Tuesday 30 October 2012

I Hear My Train A-Coming

Nothing deeply profound here, no big questions, just one small one: why are there so many great songs about trains?

Take Jimi Hendrix waiting acoustically on the platform here, determined to make it big.  And he's not alone in singing on the station platform.  Jimi's leaving home, but when Paul Simon wrote his tune he was Homeward Bound, and these folk from Belgrade are making a return visit back home on a Sentimental Journey (stick with it, some lovely performances there).

Perhaps that's part of the answer: the emotional journey.  For the songwriter scratching for a theme, the train is a natural choice: a big journey that marks a transition in life, an emotional peg on which the song can be hung. In fact as Paul Simon explains in Train in the Distance, it's all about the hope that comes with a journey, real or imagined: "The thought that life could be better is woven indelibly into our hearts and our brains". (Aside - there is no-one quite like Paul Simon for writing literate lyrics that look like prose but still work as song).

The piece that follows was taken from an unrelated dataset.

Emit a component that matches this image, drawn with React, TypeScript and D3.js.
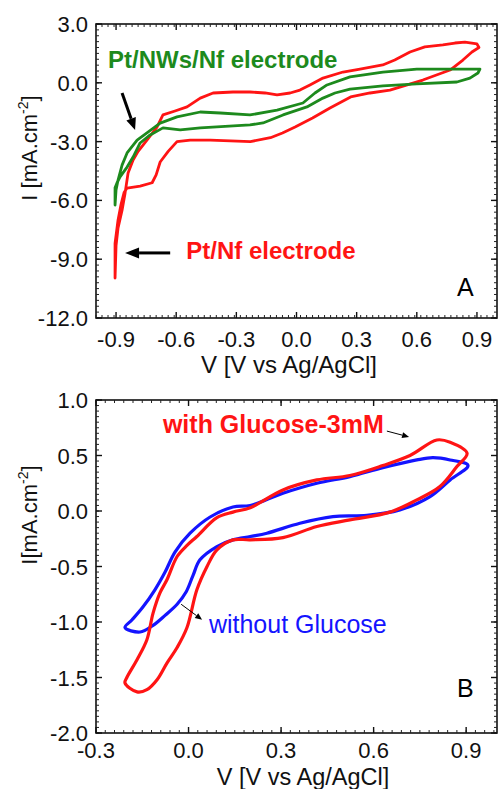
import React from "react";
import * as d3 from "d3";

// ---- Panel A: CV loops of the two electrodes (V vs Ag/AgCl, mA.cm^-2) ----
const ptNfV = [-0.905, -0.905, -0.89, -0.875, -0.86, -0.845, -0.78, -0.72, -0.7, -0.68, -0.64, -0.596, -0.53, -0.43, -0.23, -0.13, -0.07, -0.007, 0.08, 0.167, 0.27, 0.367, 0.466, 0.63, 0.766, 0.83, 0.875, 0.91, 0.9, 0.84, 0.79, 0.73, 0.64, 0.566, 0.49, 0.43, 0.317, 0.232, 0.132, 0.067, 0.017, -0.032, -0.097, -0.157, -0.232, -0.317, -0.416, -0.48, -0.546, -0.606, -0.666, -0.696, -0.746, -0.79, -0.815, -0.84, -0.855, -0.87, -0.89, -0.9];
const ptNfI = [-9.96, -8.2, -7.0, -6.2, -5.6, -5.37, -5.27, -5.1, -4.7, -4.04, -3.5, -3.0, -2.92, -2.92, -3.0, -2.8, -2.56, -2.26, -1.8, -1.29, -0.72, -0.52, -0.37, 0.14, 0.65, 1.16, 1.57, 1.8, 1.98, 2.08, 2.03, 1.93, 1.83, 1.57, 1.16, 0.91, 0.7, 0.55, 0.24, -0.11, -0.37, -0.52, -0.62, -0.52, -0.47, -0.47, -0.52, -0.78, -1.23, -1.44, -1.64, -2.26, -2.92, -3.5, -3.94, -4.6, -5.63, -6.5, -7.4, -8.3];

const ptNwsV = [-0.905, -0.9, -0.89, -0.87, -0.845, -0.795, -0.746, -0.68, -0.596, -0.48, -0.38, -0.232, -0.097, 0.032, 0.092, 0.152, 0.267, 0.431, 0.6, 0.766, 0.915, 0.905, 0.865, 0.8, 0.6, 0.431, 0.267, 0.192, 0.132, 0.052, -0.067, -0.167, -0.232, -0.48, -0.58, -0.666, -0.73, -0.78, -0.815, -0.845, -0.88, -0.895, -0.905];
const ptNwsI = [-6.24, -5.47, -4.96, -4.2, -3.58, -2.92, -2.56, -2.06, -1.74, -1.49, -1.54, -1.64, -1.39, -1.03, -0.52, -0.11, 0.3, 0.55, 0.7, 0.7, 0.7, 0.5, 0.24, 0.04, -0.06, -0.16, -0.32, -0.52, -0.78, -1.23, -1.64, -2.05, -2.15, -2.3, -2.4, -2.3, -2.66, -3.07, -3.79, -4.3, -4.8, -5.1, -5.35];

// ---- Panel B: CV loops with and without glucose ----
const glucoseV = [-0.206, -0.2, -0.167, -0.135, -0.115, -0.093, -0.07, -0.037, -0.005, 0.027, 0.092, 0.144, 0.2, 0.306, 0.416, 0.523, 0.63, 0.718, 0.805, 0.848, 0.903, 0.87, 0.815, 0.74, 0.653, 0.523, 0.416, 0.306, 0.2, 0.144, 0.092, 0.06, 0.027, -0.005, -0.037, -0.07, -0.102, -0.135, -0.167];
const glucoseI = [-1.55, -1.5, -1.34, -1.16, -0.92, -0.74, -0.62, -0.41, -0.31, -0.23, -0.06, -0.01, 0.03, 0.19, 0.28, 0.32, 0.41, 0.5, 0.64, 0.62, 0.52, 0.4, 0.22, 0.1, -0.01, -0.08, -0.14, -0.24, -0.26, -0.26, -0.35, -0.5, -0.71, -1.05, -1.23, -1.37, -1.52, -1.61, -1.63];

const blankV = [-0.206, -0.183, -0.148, -0.109, -0.076, -0.044, 0.005, 0.07, 0.144, 0.2, 0.306, 0.416, 0.523, 0.63, 0.74, 0.792, 0.848, 0.906, 0.848, 0.783, 0.685, 0.578, 0.468, 0.361, 0.254, 0.2, 0.144, 0.092, 0.037, 0.014, -0.008, -0.037, -0.076, -0.115, -0.157];
const blankI = [-1.05, -0.98, -0.865, -0.71, -0.55, -0.37, -0.2, -0.054, 0.036, 0.05, 0.16, 0.25, 0.31, 0.39, 0.46, 0.48, 0.46, 0.41, 0.28, 0.13, 0.01, -0.04, -0.05, -0.11, -0.2, -0.23, -0.26, -0.32, -0.44, -0.585, -0.73, -0.84, -0.94, -1.03, -1.09];

// ---- Axis ticks ----
const topXTicks = [-0.9, -0.6, -0.3, 0.0, 0.3, 0.6, 0.9];
const topYTicks = [3, 0, -3, -6, -9, -12];
const botXTicks = [-0.3, 0.0, 0.3, 0.6, 0.9];
const botYTicks = [1, 0.5, 0, -0.5, -1, -1.5, -2];

const RED = "#ff1414";
const GREEN = "#1d8a1d";
const BLUE = "#1414ff";
const FONT = "'Liberation Sans', Arial, sans-serif";

type Pt = [number, number];
const zip = (xs: number[], ys: number[]): Pt[] => xs.map((x, i) => [x, ys[i]]);

type FrameProps = {
  x: d3.ScaleLinear<number, number>;
  y: d3.ScaleLinear<number, number>;
  xMajor: number[];
  yMajor: number[];
  xMinor: number[];
  yMinor: number[];
  labelGap: number;
};

function Frame({ x, y, xMajor, yMajor, xMinor, yMinor, labelGap }: FrameProps) {
  const [x0, x1] = x.range();
  const [y1, y0] = y.range();
  const maj = 6;
  const min = 3;
  const fmt = (v: number) => v.toFixed(1);
  return (
    <g>
      <rect x={x0} y={y0} width={x1 - x0} height={y1 - y0} fill="none" stroke="#111" strokeWidth={1.6} />
      {xMinor.map((v, i) => (
        <g key={"xm" + i} stroke="#222" strokeWidth={1}>
          <line x1={x(v)} x2={x(v)} y1={y1} y2={y1 - min} />
          <line x1={x(v)} x2={x(v)} y1={y0} y2={y0 + min} />
        </g>
      ))}
      {yMinor.map((v, i) => (
        <g key={"ym" + i} stroke="#222" strokeWidth={1}>
          <line x1={x0} x2={x0 + min} y1={y(v)} y2={y(v)} />
          <line x1={x1} x2={x1 - min} y1={y(v)} y2={y(v)} />
        </g>
      ))}
      {xMajor.map((v, i) => (
        <g key={"xM" + i}>
          <line x1={x(v)} x2={x(v)} y1={y1} y2={y1 - maj} stroke="#111" strokeWidth={1.4} />
          <line x1={x(v)} x2={x(v)} y1={y0} y2={y0 + maj} stroke="#111" strokeWidth={1.4} />
          <text x={x(v)} y={y1 + labelGap} textAnchor="middle" fontSize={22} fontFamily={FONT} fill="#111">
            {fmt(v)}
          </text>
        </g>
      ))}
      {yMajor.map((v, i) => (
        <g key={"yM" + i}>
          <line x1={x0} x2={x0 + maj} y1={y(v)} y2={y(v)} stroke="#111" strokeWidth={1.4} />
          <line x1={x1} x2={x1 - maj} y1={y(v)} y2={y(v)} stroke="#111" strokeWidth={1.4} />
          <text x={x0 - 8} y={y(v) + 8} textAnchor="end" fontSize={22} fontFamily={FONT} fill="#111">
            {fmt(v)}
          </text>
        </g>
      ))}
    </g>
  );
}

function Arrow({ from, to, width, head, headLen }: { from: Pt; to: Pt; width: number; head: number; headLen: number }) {
  const dx = to[0] - from[0];
  const dy = to[1] - from[1];
  const len = Math.hypot(dx, dy);
  const ux = dx / len;
  const uy = dy / len;
  const bx = to[0] - ux * headLen;
  const by = to[1] - uy * headLen;
  const px = -uy * head;
  const py = ux * head;
  return (
    <g>
      <line x1={from[0]} y1={from[1]} x2={bx} y2={by} stroke="#000" strokeWidth={width} />
      <polygon points={`${to[0]},${to[1]} ${bx + px},${by + py} ${bx - px},${by - py}`} fill="#000" />
    </g>
  );
}

export default function App() {
  // Panel A scales
  const xA = d3.scaleLinear().domain([-1.0, 1.0]).range([96, 497]);
  const yA = d3.scaleLinear().domain([-12, 3]).range([318, 24]);
  // Panel B scales
  const xB = d3.scaleLinear().domain([-0.3, 1.0]).range([96, 497]);
  const yB = d3.scaleLinear().domain([-2, 1]).range([733, 400]);

  const lineA = d3
    .line<Pt>()
    .x((d) => xA(d[0]))
    .y((d) => yA(d[1]))
    .curve(d3.curveLinearClosed);
  const lineB = d3
    .line<Pt>()
    .x((d) => xB(d[0]))
    .y((d) => yB(d[1]))
    .curve(d3.curveCatmullRomClosed.alpha(0.5));

  const minorA_x = d3.range(-1.0, 1.0001, 0.03).filter((v) => v <= 1.0);
  const minorA_y = d3.range(-12, 3.0001, 0.3);
  const minorB_x = d3.range(-0.3, 1.0001, 0.03);
  const minorB_y = d3.range(-2, 1.0001, 0.05);

  const pA = (v: number, i: number): Pt => [xA(v), yA(i)];
  const pB = (v: number, i: number): Pt => [xB(v), yB(i)];

  return (
    <svg width={500} height={789} style={{ position: "absolute", left: 0, top: 0, background: "#fff" }}>
      <rect width={500} height={789} fill="#fff" />

      {/* Panel A */}
      <Frame x={xA} y={yA} xMajor={topXTicks} yMajor={topYTicks} xMinor={minorA_x} yMinor={minorA_y} labelGap={29} />
      <path d={lineA(zip(ptNfV, ptNfI)) || ""} fill="none" stroke={RED} strokeWidth={2.8} strokeLinejoin="round" />
      <path d={lineA(zip(ptNwsV, ptNwsI)) || ""} fill="none" stroke={GREEN} strokeWidth={2.8} strokeLinejoin="round" />
      <text x={xA(-0.94)} y={yA(0.75)} fontSize={24} fontWeight="bold" fontFamily={FONT} fill={GREEN}>
        Pt/NWs/Nf electrode
      </text>
      <text x={xA(-0.55)} y={yA(-9.0)} fontSize={24} fontWeight="bold" fontFamily={FONT} fill={RED}>
        Pt/Nf electrode
      </text>
      <Arrow from={pA(-0.87, -0.52)} to={pA(-0.805, -2.41)} width={3} head={5} headLen={12} />
      <Arrow from={pA(-0.63, -8.68)} to={pA(-0.855, -8.68)} width={3} head={5.5} headLen={14} />
      <text x={xA(0.8)} y={yA(-10.9)} fontSize={25} fontFamily={FONT} fill="#000">
        A
      </text>
      <text x={289} y={373} textAnchor="middle" fontSize={24} fontFamily={FONT} fill="#111">
        V [V vs Ag/AgCl]
      </text>
      <text transform="translate(37,148) rotate(-90)" textAnchor="middle" fontSize={22} fontFamily={FONT} fill="#111">
        I [mA.cm<tspan fontSize={14} dy={-9}>-2</tspan>
        <tspan dy={9}>]</tspan>
      </text>

      {/* Panel B */}
      <Frame x={xB} y={yB} xMajor={botXTicks} yMajor={botYTicks} xMinor={minorB_x} yMinor={minorB_y} labelGap={25} />
      <path d={lineB(zip(blankV, blankI)) || ""} fill="none" stroke={BLUE} strokeWidth={3.2} strokeLinejoin="round" />
      <path d={lineB(zip(glucoseV, glucoseI)) || ""} fill="none" stroke={RED} strokeWidth={3.2} strokeLinejoin="round" />
      <text x={xB(-0.083)} y={yB(0.7)} fontSize={25} fontWeight="bold" fontFamily={FONT} fill={RED}>
        with Glucose-3mM
      </text>
      <Arrow from={pB(0.643, 0.72)} to={pB(0.715, 0.667)} width={1} head={3} headLen={7} />
      <text x={xB(0.066)} y={yB(-1.1)} fontSize={25} fontFamily={FONT} fill={BLUE}>
        without Glucose
      </text>
      <Arrow from={pB(-0.024, -0.84)} to={pB(0.044, -0.98)} width={1} head={3} headLen={7} />
      <text x={xB(0.87)} y={yB(-1.68)} fontSize={25} fontFamily={FONT} fill="#000">
        B
      </text>
      <text x={303} y={785} textAnchor="middle" fontSize={23.5} fontFamily={FONT} fill="#111">
        V [V vs Ag/AgCl]
      </text>
      <text transform="translate(37,515) rotate(-90)" textAnchor="middle" fontSize={22} fontFamily={FONT} fill="#111">
        I[mA.cm<tspan fontSize={14} dy={-9}>-2</tspan>
        <tspan dy={9}>]</tspan>
      </text>
    </svg>
  );
}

Then, for some train songs it's all about the rhythm: Choo choo ch'boogie - "I love to hear the rhythm of the clicketty clack". How about Chattanooga Choo choo, not to mention the shuffling madness of Locomotive Breath, or the skiffling Rock Island Line?

Hmm, did I hear a train whistle in that?  It's not the only song to want to emulate that evocative sound.  I'd include in my count, Night TrainTake the A Train, and many more. 

But of all these train songs, for my money, there is none more moving or expressive than Hugh Masekela's Stimela.  It has it all: the emotional journey, the rhythm, and a very fine train whistle.